▶ [Material]:
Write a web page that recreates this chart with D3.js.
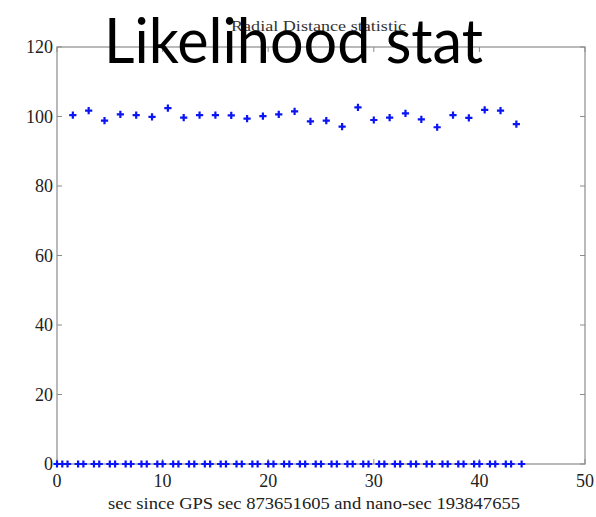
<!DOCTYPE html>
<html>
<head>
<meta charset="utf-8">
<script src="https://cdn.jsdelivr.net/npm/d3@7"></script>
<style>
  html, body { margin: 0; padding: 0; background: #fff; }
  svg { display: block; }
</style>
</head>
<body>
<svg id="chart" width="596" height="517"></svg>
<script>
// Sample times (s), every half second
const times = [
  0, 0.5, 1, 1.5, 2, 2.5, 3, 3.5, 4, 4.5, 5, 5.5, 6, 6.5, 7, 7.5, 8, 8.5, 9, 9.5,
  10, 10.5, 11, 11.5, 12, 12.5, 13, 13.5, 14, 14.5, 15, 15.5, 16, 16.5, 17, 17.5,
  18, 18.5, 19, 19.5, 20, 20.5, 21, 21.5, 22, 22.5, 23, 23.5, 24, 24.5, 25, 25.5,
  26, 26.5, 27, 27.5, 28, 28.5, 29, 29.5, 30, 30.5, 31, 31.5, 32, 32.5, 33, 33.5,
  34, 34.5, 35, 35.5, 36, 36.5, 37, 37.5, 38, 38.5, 39, 39.5, 40, 40.5, 41, 41.5,
  42, 42.5, 43, 43.5, 44
];
// Radial distance statistic at each sample time
const stat = [
  0, 0, 0, 100.4, 0, 0, 101.7, 0, 0, 98.8, 0, 0, 100.6, 0, 0, 100.4, 0, 0, 99.9, 0,
  0, 102.4, 0, 0, 99.7, 0, 0, 100.4, 0, 0, 100.4, 0, 0, 100.3, 0, 0,
  99.4, 0, 0, 100.1, 0, 0, 100.6, 0, 0, 101.5, 0, 0, 98.6, 0, 0, 98.8,
  0, 0, 97.1, 0, 0, 102.6, 0, 0, 99.0, 0, 0, 99.7, 0, 0, 100.9, 0,
  0, 99.2, 0, 0, 96.9, 0, 0, 100.4, 0, 0, 99.6, 0, 0, 101.9, 0, 0,
  101.7, 0, 0, 97.8, 0
];
const xTicks = [0, 10, 20, 30, 40, 50];
const yTicks = [0, 20, 40, 60, 80, 100, 120];

const svg = d3.select("#chart");
const plotL = 57, plotR = 585, plotT = 47, plotB = 464;

const x = d3.scaleLinear().domain([0, 50]).range([plotL, plotR]);
const y = d3.scaleLinear().domain([0, 120]).range([plotB, plotT]);

const frameColor = "#8c8c8c";
const textColor = "#222";
const serif = "'Liberation Serif', 'Times New Roman', serif";

// Plot frame
svg.append("rect")
  .attr("x", plotL).attr("y", plotT)
  .attr("width", plotR - plotL).attr("height", plotB - plotT)
  .attr("fill", "none").attr("stroke", frameColor).attr("stroke-width", 1.2);

// Inward ticks on all four sides
const tickLen = 5;
const tickG = svg.append("g").attr("stroke", frameColor).attr("stroke-width", 1);
xTicks.forEach(t => {
  tickG.append("line").attr("x1", x(t)).attr("x2", x(t)).attr("y1", plotB).attr("y2", plotB - tickLen);
  tickG.append("line").attr("x1", x(t)).attr("x2", x(t)).attr("y1", plotT).attr("y2", plotT + tickLen);
});
yTicks.forEach(t => {
  tickG.append("line").attr("x1", plotL).attr("x2", plotL + tickLen).attr("y1", y(t)).attr("y2", y(t));
  tickG.append("line").attr("x1", plotR).attr("x2", plotR - tickLen).attr("y1", y(t)).attr("y2", y(t));
});

// Tick labels
svg.append("g").selectAll("text").data(xTicks).join("text")
  .attr("x", d => x(d)).attr("y", plotB + 23)
  .attr("text-anchor", "middle")
  .attr("font-family", serif).attr("font-size", 18).attr("fill", textColor)
  .text(d => d);
svg.append("g").selectAll("text").data(yTicks).join("text")
  .attr("x", plotL - 4).attr("y", d => y(d) + 6)
  .attr("text-anchor", "end")
  .attr("font-family", serif).attr("font-size", 18).attr("fill", textColor)
  .text(d => d);

// Axis label
svg.append("text")
  .attr("x", 108).attr("y", 509)
  .attr("font-family", serif).attr("font-size", 17).attr("fill", textColor)
  .attr("textLength", 412).attr("lengthAdjust", "spacingAndGlyphs")
  .text("sec since GPS sec 873651605 and nano-sec 193847655");

// Data markers: plus signs
const arm = 3.6;
const marks = svg.append("g").attr("stroke", "#0a14f5").attr("stroke-width", 2.2);
times.forEach((t, i) => {
  const cx = x(t), cy = y(stat[i]);
  marks.append("path")
    .attr("d", `M${cx - arm},${cy}H${cx + arm}M${cx},${cy - arm}V${cy + arm}`);
});

// Plot title
svg.append("text")
  .attr("x", 231).attr("y", 31)
  .attr("font-family", serif).attr("font-size", 15).attr("fill", "#333")
  .attr("textLength", 175).attr("lengthAdjust", "spacingAndGlyphs")
  .text("Radial Distance statistic");

// Slide heading
svg.append("text")
  .attr("x", 104).attr("y", 63)
  .attr("font-family", "Lato, 'Open Sans', sans-serif").attr("font-size", 62)
  .attr("fill", "#000")
  .attr("textLength", 379).attr("lengthAdjust", "spacingAndGlyphs")
  .text("Likelihood stat");
</script>
</body>
</html>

▶ [Description of the task]: Working from the lines above, reproduce the material exactly and exclude its pictures.

▶ [Task result]:
Write a web page that recreates this chart with D3.js.
<!DOCTYPE html>
<html>
<head>
<meta charset="utf-8">
<script src="https://cdn.jsdelivr.net/npm/d3@7"></script>
<style>
  html, body { margin: 0; padding: 0; background: #fff; }
  svg { display: block; }
</style>
</head>
<body>
<svg id="chart" width="596" height="517"></svg>
<script>
// Sample times (s), every half second
const times = [
  0, 0.5, 1, 1.5, 2, 2.5, 3, 3.5, 4, 4.5, 5, 5.5, 6, 6.5, 7, 7.5, 8, 8.5, 9, 9.5,
  10, 10.5, 11, 11.5, 12, 12.5, 13, 13.5, 14, 14.5, 15, 15.5, 16, 16.5, 17, 17.5,
  18, 18.5, 19, 19.5, 20, 20.5, 21, 21.5, 22, 22.5, 23, 23.5, 24, 24.5, 25, 25.5,
  26, 26.5, 27, 27.5, 28, 28.5, 29, 29.5, 30, 30.5, 31, 31.5, 32, 32.5, 33, 33.5,
  34, 34.5, 35, 35.5, 36, 36.5, 37, 37.5, 38, 38.5, 39, 39.5, 40, 40.5, 41, 41.5,
  42, 42.5, 43, 43.5, 44
];
// Radial distance statistic at each sample time
const stat = [
  0, 0, 0, 100.4, 0, 0, 101.7, 0, 0, 98.8, 0, 0, 100.6, 0, 0, 100.4, 0, 0, 99.9, 0,
  0, 102.4, 0, 0, 99.7, 0, 0, 100.4, 0, 0, 100.4, 0, 0, 100.3, 0, 0,
  99.4, 0, 0, 100.1, 0, 0, 100.6, 0, 0, 101.5, 0, 0, 98.6, 0, 0, 98.8,
  0, 0, 97.1, 0, 0, 102.6, 0, 0, 99.0, 0, 0, 99.7, 0, 0, 100.9, 0,
  0, 99.2, 0, 0, 96.9, 0, 0, 100.4, 0, 0, 99.6, 0, 0, 101.9, 0, 0,
  101.7, 0, 0, 97.8, 0
];
const xTicks = [0, 10, 20, 30, 40, 50];
const yTicks = [0, 20, 40, 60, 80, 100, 120];

const svg = d3.select("#chart");
const plotL = 57, plotR = 585, plotT = 47, plotB = 464;

const x = d3.scaleLinear().domain([0, 50]).range([plotL, plotR]);
const y = d3.scaleLinear().domain([0, 120]).range([plotB, plotT]);

const frameColor = "#8c8c8c";
const textColor = "#222";
const serif = "'Liberation Serif', 'Times New Roman', serif";

// Plot frame
svg.append("rect")
  .attr("x", plotL).attr("y", plotT)
  .attr("width", plotR - plotL).attr("height", plotB - plotT)
  .attr("fill", "none").attr("stroke", frameColor).attr("stroke-width", 1.2);

// Inward ticks on all four sides
const tickLen = 5;
const tickG = svg.append("g").attr("stroke", frameColor).attr("stroke-width", 1);
xTicks.forEach(t => {
  tickG.append("line").attr("x1", x(t)).attr("x2", x(t)).attr("y1", plotB).attr("y2", plotB - tickLen);
  tickG.append("line").attr("x1", x(t)).attr("x2", x(t)).attr("y1", plotT).attr("y2", plotT + tickLen);
});
yTicks.forEach(t => {
  tickG.append("line").attr("x1", plotL).attr("x2", plotL + tickLen).attr("y1", y(t)).attr("y2", y(t));
  tickG.append("line").attr("x1", plotR).attr("x2", plotR - tickLen).attr("y1", y(t)).attr("y2", y(t));
});

// Tick labels
svg.append("g").selectAll("text").data(xTicks).join("text")
  .attr("x", d => x(d)).attr("y", plotB + 23)
  .attr("text-anchor", "middle")
  .attr("font-family", serif).attr("font-size", 18).attr("fill", textColor)
  .text(d => d);
svg.append("g").selectAll("text").data(yTicks).join("text")
  .attr("x", plotL - 4).attr("y", d => y(d) + 6)
  .attr("text-anchor", "end")
  .attr("font-family", serif).attr("font-size", 18).attr("fill", textColor)
  .text(d => d);

// Axis label
svg.append("text")
  .attr("x", 108).attr("y", 509)
  .attr("font-family", serif).attr("font-size", 17).attr("fill", textColor)
  .attr("textLength", 412).attr("lengthAdjust", "spacingAndGlyphs")
  .text("sec since GPS sec 873651605 and nano-sec 193847655");

// Data markers: plus signs
const arm = 3.6;
const marks = svg.append("g").attr("stroke", "#0a14f5").attr("stroke-width", 2.2);
times.forEach((t, i) => {
  const cx = x(t), cy = y(stat[i]);
  marks.append("path")
    .attr("d", `M${cx - arm},${cy}H${cx + arm}M${cx},${cy - arm}V${cy + arm}`);
});

// Plot title
svg.append("text")
  .attr("x", 231).attr("y", 31)
  .attr("font-family", serif).attr("font-size", 15).attr("fill", "#333")
  .attr("textLength", 175).attr("lengthAdjust", "spacingAndGlyphs")
  .text("Radial Distance statistic");

// Slide heading
svg.append("text")
  .attr("x", 104).attr("y", 63)
  .attr("font-family", "Lato, 'Open Sans', sans-serif").attr("font-size", 62)
  .attr("fill", "#000")
  .attr("textLength", 379).attr("lengthAdjust", "spacingAndGlyphs")
  .text("Likelihood stat");
</script>
</body>
</html>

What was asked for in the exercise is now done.